** Start Dataset records **
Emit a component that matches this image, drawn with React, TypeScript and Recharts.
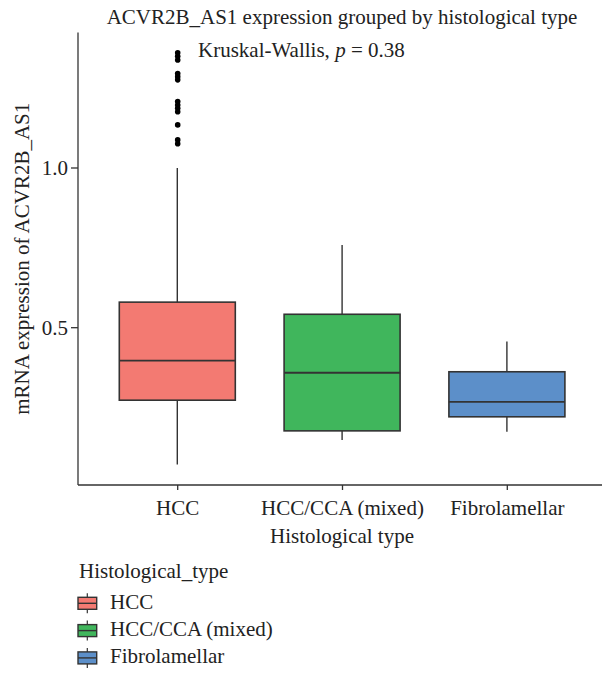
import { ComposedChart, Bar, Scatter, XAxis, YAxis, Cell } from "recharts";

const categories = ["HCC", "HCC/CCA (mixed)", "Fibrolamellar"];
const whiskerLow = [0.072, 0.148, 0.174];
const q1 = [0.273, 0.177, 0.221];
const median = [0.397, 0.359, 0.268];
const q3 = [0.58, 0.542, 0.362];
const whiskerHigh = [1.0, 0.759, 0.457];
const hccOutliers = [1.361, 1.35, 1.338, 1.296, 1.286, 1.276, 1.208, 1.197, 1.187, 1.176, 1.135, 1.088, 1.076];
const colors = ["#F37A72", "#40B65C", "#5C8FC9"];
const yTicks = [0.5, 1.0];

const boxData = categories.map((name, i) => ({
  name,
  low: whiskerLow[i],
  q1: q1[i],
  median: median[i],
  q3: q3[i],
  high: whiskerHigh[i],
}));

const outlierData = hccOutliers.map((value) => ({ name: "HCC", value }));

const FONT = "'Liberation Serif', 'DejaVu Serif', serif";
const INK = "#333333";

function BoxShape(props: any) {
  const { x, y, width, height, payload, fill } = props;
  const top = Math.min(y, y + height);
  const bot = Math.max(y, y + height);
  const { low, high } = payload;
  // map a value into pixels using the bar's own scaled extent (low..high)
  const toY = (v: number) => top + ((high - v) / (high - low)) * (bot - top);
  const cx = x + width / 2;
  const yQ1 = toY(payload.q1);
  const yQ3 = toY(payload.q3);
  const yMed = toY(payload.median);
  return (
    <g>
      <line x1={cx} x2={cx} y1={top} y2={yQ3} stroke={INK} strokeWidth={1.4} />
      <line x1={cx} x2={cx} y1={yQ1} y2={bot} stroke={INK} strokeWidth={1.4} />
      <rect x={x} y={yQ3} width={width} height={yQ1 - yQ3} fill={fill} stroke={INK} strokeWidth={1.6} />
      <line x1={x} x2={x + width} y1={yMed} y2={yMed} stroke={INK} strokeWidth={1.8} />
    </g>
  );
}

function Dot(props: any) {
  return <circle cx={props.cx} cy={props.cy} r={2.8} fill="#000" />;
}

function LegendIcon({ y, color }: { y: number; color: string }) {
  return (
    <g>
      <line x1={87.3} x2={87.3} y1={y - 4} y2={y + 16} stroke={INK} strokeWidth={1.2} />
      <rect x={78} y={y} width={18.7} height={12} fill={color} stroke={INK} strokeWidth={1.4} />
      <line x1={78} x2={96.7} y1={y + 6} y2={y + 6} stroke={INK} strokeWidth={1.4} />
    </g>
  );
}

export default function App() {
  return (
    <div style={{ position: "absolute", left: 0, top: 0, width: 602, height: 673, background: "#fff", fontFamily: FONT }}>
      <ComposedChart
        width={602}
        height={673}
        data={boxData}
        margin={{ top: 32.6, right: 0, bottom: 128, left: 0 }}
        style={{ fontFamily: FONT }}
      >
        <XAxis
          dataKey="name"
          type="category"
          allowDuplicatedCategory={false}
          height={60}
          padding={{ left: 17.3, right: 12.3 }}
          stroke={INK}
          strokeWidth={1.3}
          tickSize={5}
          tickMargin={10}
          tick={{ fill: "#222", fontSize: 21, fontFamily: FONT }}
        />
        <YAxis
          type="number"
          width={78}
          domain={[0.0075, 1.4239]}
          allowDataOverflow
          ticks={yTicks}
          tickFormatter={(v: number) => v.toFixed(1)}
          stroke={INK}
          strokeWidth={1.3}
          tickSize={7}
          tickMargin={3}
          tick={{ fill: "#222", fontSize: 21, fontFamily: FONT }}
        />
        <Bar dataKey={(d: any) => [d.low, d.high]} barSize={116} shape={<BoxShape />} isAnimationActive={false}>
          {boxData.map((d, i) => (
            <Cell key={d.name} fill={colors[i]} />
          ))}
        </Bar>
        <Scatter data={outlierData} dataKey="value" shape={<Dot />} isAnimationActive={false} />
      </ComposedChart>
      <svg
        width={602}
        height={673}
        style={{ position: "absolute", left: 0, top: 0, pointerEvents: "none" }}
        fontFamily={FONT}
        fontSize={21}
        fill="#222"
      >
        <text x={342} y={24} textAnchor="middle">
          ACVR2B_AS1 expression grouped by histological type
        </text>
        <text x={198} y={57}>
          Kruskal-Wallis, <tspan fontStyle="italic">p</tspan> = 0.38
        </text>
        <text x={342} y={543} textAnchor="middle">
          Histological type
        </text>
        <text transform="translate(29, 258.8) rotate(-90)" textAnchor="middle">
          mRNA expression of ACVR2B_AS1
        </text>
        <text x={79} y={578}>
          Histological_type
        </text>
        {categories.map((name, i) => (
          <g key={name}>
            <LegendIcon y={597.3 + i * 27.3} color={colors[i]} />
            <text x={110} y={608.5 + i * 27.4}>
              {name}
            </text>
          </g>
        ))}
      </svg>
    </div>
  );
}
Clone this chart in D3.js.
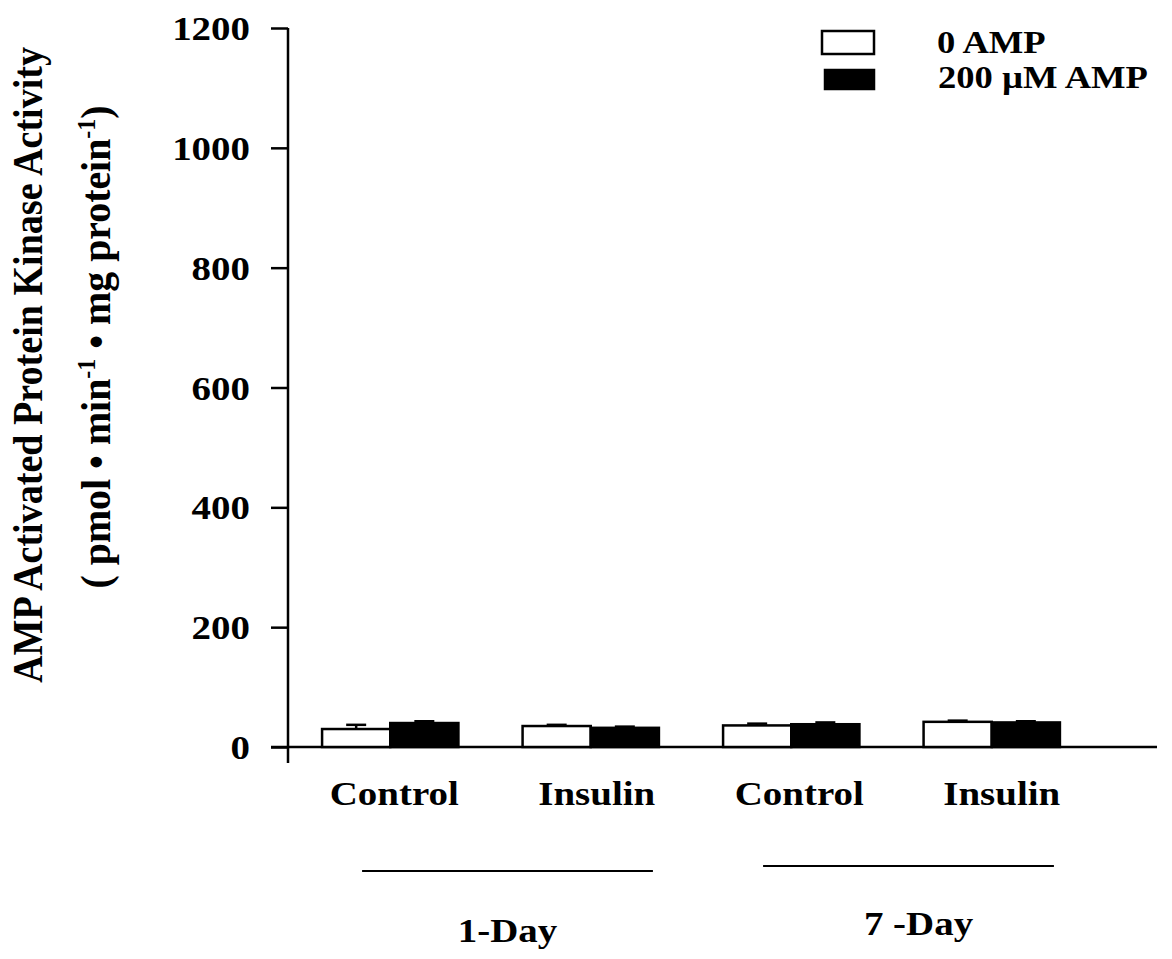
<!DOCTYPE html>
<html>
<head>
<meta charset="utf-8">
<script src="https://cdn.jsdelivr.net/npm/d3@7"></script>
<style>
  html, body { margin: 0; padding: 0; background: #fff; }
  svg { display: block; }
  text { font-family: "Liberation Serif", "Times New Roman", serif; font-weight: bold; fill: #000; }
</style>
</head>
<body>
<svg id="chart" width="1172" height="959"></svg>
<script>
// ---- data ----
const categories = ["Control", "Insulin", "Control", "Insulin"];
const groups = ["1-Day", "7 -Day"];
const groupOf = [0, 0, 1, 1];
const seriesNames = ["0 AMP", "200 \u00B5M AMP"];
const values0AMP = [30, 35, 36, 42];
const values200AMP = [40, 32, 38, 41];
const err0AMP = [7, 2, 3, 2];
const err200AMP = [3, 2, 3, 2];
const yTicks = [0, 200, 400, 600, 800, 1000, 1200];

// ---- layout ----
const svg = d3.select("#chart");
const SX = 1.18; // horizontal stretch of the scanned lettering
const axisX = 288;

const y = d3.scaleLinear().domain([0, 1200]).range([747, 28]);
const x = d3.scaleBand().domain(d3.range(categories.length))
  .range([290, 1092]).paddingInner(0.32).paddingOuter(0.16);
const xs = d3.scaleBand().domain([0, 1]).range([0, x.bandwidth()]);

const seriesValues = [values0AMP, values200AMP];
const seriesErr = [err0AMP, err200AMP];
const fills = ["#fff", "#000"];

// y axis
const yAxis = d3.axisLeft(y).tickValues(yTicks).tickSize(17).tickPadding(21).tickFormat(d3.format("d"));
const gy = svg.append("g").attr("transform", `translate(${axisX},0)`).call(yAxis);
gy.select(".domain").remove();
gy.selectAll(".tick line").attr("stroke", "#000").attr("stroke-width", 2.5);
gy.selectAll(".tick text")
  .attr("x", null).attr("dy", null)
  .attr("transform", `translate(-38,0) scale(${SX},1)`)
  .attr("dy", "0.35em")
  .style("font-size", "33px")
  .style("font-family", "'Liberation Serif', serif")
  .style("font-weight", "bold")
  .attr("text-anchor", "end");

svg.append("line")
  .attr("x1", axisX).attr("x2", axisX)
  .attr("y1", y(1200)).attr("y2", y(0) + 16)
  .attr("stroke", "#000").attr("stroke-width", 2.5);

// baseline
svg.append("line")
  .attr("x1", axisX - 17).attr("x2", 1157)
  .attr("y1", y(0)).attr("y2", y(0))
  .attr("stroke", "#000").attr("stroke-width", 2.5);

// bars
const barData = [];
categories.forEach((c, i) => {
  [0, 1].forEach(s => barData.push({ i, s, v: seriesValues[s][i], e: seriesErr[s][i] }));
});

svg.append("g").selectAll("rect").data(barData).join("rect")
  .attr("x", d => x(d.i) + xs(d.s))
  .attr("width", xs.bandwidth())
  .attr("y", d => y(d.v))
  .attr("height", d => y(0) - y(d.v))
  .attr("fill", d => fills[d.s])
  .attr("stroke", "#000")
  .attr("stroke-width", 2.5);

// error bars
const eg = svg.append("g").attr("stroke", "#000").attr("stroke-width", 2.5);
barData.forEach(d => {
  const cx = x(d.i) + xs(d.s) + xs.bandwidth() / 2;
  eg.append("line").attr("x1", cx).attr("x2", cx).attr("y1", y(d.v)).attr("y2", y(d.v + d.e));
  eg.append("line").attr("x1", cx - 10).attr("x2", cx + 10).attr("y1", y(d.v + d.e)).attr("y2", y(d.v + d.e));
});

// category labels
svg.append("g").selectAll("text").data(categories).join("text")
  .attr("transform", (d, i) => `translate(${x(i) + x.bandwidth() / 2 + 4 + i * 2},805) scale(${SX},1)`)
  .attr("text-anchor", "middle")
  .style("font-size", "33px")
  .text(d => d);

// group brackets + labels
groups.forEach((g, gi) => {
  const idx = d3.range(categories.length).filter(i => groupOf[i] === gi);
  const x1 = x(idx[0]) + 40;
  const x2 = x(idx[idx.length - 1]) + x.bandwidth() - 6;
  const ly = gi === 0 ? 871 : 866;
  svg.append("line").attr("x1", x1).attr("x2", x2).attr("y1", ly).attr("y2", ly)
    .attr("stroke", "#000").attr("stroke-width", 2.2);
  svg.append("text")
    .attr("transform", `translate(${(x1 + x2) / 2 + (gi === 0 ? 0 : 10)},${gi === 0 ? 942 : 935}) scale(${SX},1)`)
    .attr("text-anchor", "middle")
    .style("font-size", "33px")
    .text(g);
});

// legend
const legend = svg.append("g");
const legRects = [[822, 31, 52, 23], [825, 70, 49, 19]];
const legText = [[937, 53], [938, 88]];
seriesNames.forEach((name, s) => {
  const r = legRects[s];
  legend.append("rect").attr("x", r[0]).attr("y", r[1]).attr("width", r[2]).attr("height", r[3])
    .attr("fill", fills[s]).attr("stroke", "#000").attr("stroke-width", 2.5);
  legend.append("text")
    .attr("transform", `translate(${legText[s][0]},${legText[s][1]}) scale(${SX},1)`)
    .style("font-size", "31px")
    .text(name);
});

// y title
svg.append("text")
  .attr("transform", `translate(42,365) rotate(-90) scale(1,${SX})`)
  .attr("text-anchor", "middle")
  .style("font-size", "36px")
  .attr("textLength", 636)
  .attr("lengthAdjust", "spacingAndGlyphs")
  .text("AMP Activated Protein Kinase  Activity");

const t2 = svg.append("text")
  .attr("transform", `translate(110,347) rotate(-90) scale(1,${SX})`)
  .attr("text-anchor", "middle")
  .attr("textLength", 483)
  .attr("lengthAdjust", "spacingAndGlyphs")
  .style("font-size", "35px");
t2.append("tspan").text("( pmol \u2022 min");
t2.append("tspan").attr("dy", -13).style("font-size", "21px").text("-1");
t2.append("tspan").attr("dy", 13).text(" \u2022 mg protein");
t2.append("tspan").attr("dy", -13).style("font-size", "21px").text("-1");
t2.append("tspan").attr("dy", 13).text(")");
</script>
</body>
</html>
** End Dataset records **
* **Directions for this task**
Only the lines from the top of the data through the line with "XAxis, YAxis, Cell" should be quoted, exactly and with both ends kept; skip the pictures.

* **The output**
Emit a component that matches this image, drawn with React, TypeScript and Recharts.
import { ComposedChart, Bar, Scatter, XAxis, YAxis, Cell } from "recharts";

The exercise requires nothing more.